Monday, 10 November 2008

One Word Meme

One Word

1. Where is your cell phone? Drawer
2. Your significant other? Aging
3. Your hair? Brown
4. Your skin? Gorgeous
5. Your father? Dead
6. Your favorite thing? Gossiping
7. Your dream last night? Tsunami
8. Your favorite drink? Cider
9. Your dream/goal? Biarritz
10. The room you’re in? Cosy
11. Your ex? Fat
12. Your fear? Obesity
13. Where do you want to be in six years?Biarritz .
14. Where were you last night? Shropshire
15. What you’re not? Saint
16. Muffins? Ginger
17. One of your wish list items? Pussycat
18. Where you grew up? Swanland
19. The last thing you did? Gin.
20. What are you wearing? NEXT
21. Your TV? Occasionally
22. Your pets? No
23. Your computer? Fabulous
24. Your life? Exquisite
25. Your mood? Mincy
26. Missing someone? Lee
27. Your car? Volvo
28. Something you’re not wearing? Corset
29. Favorite store? H Bargains
30. Your summer? Wet
31. Like someone? Yes
32. Your favorite color?

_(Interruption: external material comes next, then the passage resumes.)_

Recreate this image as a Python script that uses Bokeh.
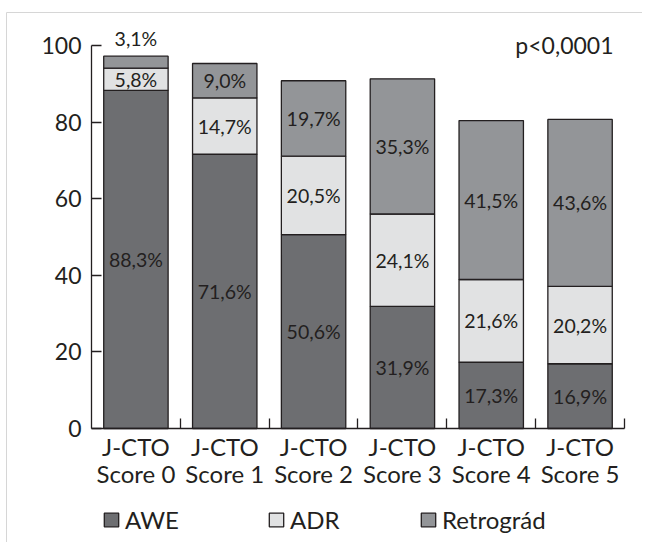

Blue
33. When is the last time you laughed? Today
34. Last time you cried? September
35. Who will/would re-post this? Qui?
36. Whose answers are you anxious to see? Chacun
37. Most disliked vegetable? Hawking
38. A lovely Person? Mother
39. Country I want to visit? Canada
40. Lucky number? 3


  1. OK
    a) Osbourne! EFFING great!

    b) Bienvenue au Canada! Ignnore Toronto, come to Montréal. We're gayer and a tom more fabulous!

    c) 37. Most disliked vegetable? Hawking BRILLIANT!

  2. I'm sorry? "Ignore Toronto?"

    How. Verrrry. Dare. You.

  3. Oh yea, I went there. Toronto sucks.

    While there are some pockets of fabulous and uberfab people living there; Kevin and Poodle for example, Toronto Sucks.

    The end.

  4. I've seen a lovely cruise advertised in Thompson's window this afternoon for Sept 09 which departs from South Hampton (UK)and travels to Denmark, Iceland, Greenland, Canada and ends up in New York I'm not sure where abouts in Canada though, I'll have to make some enquires.

  5. My guess is Halifax... (my hometown) or even possibly Québec City...

  6. Gosh, Mitz, I don't know.

    I heard that people who visit Halifax run the risk of spontaneously combusting.

    And people going to Quebec city have been known to have their pelvic floor just give out.

    One person died.

    I'm not sayin', I'm just sayin.

  7. Take it form Kevin... he's from Toronto, BOTH have happened to him, he knows the shame. Even more's the shame, he didn't have to leave Toronto for both to happen to him.

    And I don't want to sound as if I’m gossiping - because when it’s facts, we like to call it spreading the truth - but I will...
    Kevin won't tell you this, but because he lives in Toronto he has haemorrhoids the size of kiwifruit, glacial strength dandruff and most shocking of all, he prefers 100% acrylic fabric.

  8. The place is neither Montréal or Toronto it's Newfoundland.

  9. So long as you like to drink and play cards... the Rock is THE place...

    ...Beside's they're barely even Canadian... they only joined Confederation in 1949

    And personally I'd go there before setting foot in Toronto.